From the listing below, restate word for word the lines from the line containing "Convert this chart to matplotlib code." down through the line containing "ax.axhline(y, color='black', lw=1.0, zorder=1)". Exclude pictures.

• _SUPPLIED DATA_:
## START
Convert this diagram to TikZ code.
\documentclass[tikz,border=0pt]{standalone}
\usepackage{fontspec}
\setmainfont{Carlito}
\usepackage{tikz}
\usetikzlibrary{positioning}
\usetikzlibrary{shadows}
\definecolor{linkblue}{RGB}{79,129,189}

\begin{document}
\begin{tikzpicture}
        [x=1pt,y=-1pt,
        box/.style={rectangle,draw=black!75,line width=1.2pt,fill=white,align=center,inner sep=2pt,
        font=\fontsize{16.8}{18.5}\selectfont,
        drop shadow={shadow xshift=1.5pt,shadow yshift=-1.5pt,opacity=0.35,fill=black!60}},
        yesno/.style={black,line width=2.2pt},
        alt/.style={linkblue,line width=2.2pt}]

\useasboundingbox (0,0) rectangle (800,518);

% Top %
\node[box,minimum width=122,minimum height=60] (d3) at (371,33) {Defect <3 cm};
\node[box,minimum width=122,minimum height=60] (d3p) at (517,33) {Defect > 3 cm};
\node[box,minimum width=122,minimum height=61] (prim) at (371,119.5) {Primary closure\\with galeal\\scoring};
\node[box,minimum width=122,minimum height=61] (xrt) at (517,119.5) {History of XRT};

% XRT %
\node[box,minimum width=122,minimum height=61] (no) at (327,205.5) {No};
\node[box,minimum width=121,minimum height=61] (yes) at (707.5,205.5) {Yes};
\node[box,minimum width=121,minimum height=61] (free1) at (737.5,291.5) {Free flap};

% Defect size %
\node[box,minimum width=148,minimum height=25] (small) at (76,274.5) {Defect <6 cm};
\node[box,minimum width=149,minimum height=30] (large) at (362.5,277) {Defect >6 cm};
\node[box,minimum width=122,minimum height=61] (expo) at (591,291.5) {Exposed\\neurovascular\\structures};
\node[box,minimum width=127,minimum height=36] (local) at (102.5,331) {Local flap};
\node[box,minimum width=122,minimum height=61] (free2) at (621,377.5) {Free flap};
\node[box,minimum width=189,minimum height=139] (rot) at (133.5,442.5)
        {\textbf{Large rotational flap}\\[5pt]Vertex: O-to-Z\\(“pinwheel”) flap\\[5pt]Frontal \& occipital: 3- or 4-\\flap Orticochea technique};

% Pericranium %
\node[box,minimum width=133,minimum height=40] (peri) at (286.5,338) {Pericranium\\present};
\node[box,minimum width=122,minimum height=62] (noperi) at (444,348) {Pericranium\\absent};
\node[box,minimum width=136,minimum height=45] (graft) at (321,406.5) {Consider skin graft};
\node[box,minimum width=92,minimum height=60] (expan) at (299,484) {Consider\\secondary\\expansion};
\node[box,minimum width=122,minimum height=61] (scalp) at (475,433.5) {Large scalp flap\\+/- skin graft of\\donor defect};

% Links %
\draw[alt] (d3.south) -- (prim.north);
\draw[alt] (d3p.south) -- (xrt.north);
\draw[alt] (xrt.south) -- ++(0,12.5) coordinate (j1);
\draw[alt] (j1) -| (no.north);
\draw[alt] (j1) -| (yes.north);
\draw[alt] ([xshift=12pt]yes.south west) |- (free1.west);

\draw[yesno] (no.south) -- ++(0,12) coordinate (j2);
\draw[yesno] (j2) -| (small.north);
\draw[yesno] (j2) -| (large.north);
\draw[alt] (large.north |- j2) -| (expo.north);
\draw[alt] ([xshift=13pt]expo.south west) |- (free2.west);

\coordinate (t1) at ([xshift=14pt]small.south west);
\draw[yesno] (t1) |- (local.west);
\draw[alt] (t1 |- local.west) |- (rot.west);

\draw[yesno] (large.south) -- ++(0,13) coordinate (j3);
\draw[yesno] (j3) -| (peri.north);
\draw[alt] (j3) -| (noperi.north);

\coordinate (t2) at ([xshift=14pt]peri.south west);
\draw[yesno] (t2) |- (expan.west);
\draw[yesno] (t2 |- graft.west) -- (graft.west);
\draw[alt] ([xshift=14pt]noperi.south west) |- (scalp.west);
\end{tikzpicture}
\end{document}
## END
## START
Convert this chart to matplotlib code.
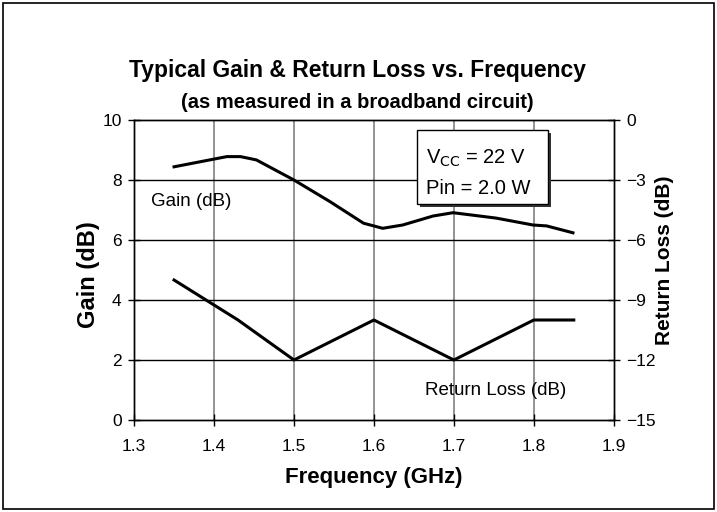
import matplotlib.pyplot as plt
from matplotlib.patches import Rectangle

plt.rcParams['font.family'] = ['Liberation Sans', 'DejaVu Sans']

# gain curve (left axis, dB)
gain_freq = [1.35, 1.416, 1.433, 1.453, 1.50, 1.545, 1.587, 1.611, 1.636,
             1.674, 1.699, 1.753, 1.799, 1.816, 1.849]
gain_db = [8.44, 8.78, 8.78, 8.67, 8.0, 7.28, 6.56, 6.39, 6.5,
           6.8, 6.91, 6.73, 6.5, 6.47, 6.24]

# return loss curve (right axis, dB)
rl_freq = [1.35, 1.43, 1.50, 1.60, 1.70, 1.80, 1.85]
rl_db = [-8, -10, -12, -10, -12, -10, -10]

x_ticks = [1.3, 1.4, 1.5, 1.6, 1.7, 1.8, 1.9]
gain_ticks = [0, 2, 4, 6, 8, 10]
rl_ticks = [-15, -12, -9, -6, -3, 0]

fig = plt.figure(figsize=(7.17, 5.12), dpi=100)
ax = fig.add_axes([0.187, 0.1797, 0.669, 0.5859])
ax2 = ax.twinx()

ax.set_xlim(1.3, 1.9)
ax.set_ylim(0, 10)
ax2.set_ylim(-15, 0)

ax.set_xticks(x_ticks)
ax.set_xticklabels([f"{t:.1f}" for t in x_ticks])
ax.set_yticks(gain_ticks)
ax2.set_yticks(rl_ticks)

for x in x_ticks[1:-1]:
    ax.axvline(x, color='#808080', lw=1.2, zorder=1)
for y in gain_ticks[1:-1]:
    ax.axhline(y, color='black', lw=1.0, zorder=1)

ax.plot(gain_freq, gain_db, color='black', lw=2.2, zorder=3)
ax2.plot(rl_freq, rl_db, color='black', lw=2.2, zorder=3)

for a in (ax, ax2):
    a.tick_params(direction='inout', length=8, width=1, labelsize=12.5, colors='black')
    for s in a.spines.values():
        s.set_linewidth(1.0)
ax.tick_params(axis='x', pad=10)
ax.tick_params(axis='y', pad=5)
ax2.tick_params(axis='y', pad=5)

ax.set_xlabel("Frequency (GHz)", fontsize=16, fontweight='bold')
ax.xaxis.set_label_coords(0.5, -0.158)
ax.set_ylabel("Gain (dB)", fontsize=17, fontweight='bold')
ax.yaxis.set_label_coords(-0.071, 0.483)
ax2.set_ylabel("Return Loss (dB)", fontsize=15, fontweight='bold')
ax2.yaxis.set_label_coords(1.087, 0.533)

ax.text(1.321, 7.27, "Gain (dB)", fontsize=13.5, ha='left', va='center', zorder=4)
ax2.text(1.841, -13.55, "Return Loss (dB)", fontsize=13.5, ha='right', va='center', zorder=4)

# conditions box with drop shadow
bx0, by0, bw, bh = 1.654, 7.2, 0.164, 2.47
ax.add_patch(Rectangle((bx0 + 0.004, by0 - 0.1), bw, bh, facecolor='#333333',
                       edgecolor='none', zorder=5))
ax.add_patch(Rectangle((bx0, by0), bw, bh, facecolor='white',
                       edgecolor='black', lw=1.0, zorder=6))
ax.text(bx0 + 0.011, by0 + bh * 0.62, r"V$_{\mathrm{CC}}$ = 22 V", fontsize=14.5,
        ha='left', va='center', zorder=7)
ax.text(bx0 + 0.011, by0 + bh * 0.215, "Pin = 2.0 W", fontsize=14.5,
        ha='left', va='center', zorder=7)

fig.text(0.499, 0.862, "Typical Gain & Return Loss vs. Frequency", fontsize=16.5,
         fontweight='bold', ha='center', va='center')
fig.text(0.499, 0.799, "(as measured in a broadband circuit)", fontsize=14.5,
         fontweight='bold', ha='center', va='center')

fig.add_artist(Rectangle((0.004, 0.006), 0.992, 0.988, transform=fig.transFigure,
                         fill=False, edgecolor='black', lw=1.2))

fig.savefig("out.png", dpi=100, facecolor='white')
## END
• _SOLUTION TO THE PROBLEM_:
Convert this chart to matplotlib code.
import matplotlib.pyplot as plt
from matplotlib.patches import Rectangle

plt.rcParams['font.family'] = ['Liberation Sans', 'DejaVu Sans']

# gain curve (left axis, dB)
gain_freq = [1.35, 1.416, 1.433, 1.453, 1.50, 1.545, 1.587, 1.611, 1.636,
             1.674, 1.699, 1.753, 1.799, 1.816, 1.849]
gain_db = [8.44, 8.78, 8.78, 8.67, 8.0, 7.28, 6.56, 6.39, 6.5,
           6.8, 6.91, 6.73, 6.5, 6.47, 6.24]

# return loss curve (right axis, dB)
rl_freq = [1.35, 1.43, 1.50, 1.60, 1.70, 1.80, 1.85]
rl_db = [-8, -10, -12, -10, -12, -10, -10]

x_ticks = [1.3, 1.4, 1.5, 1.6, 1.7, 1.8, 1.9]
gain_ticks = [0, 2, 4, 6, 8, 10]
rl_ticks = [-15, -12, -9, -6, -3, 0]

fig = plt.figure(figsize=(7.17, 5.12), dpi=100)
ax = fig.add_axes([0.187, 0.1797, 0.669, 0.5859])
ax2 = ax.twinx()

ax.set_xlim(1.3, 1.9)
ax.set_ylim(0, 10)
ax2.set_ylim(-15, 0)

ax.set_xticks(x_ticks)
ax.set_xticklabels([f"{t:.1f}" for t in x_ticks])
ax.set_yticks(gain_ticks)
ax2.set_yticks(rl_ticks)

for x in x_ticks[1:-1]:
    ax.axvline(x, color='#808080', lw=1.2, zorder=1)
for y in gain_ticks[1:-1]:
    ax.axhline(y, color='black', lw=1.0, zorder=1)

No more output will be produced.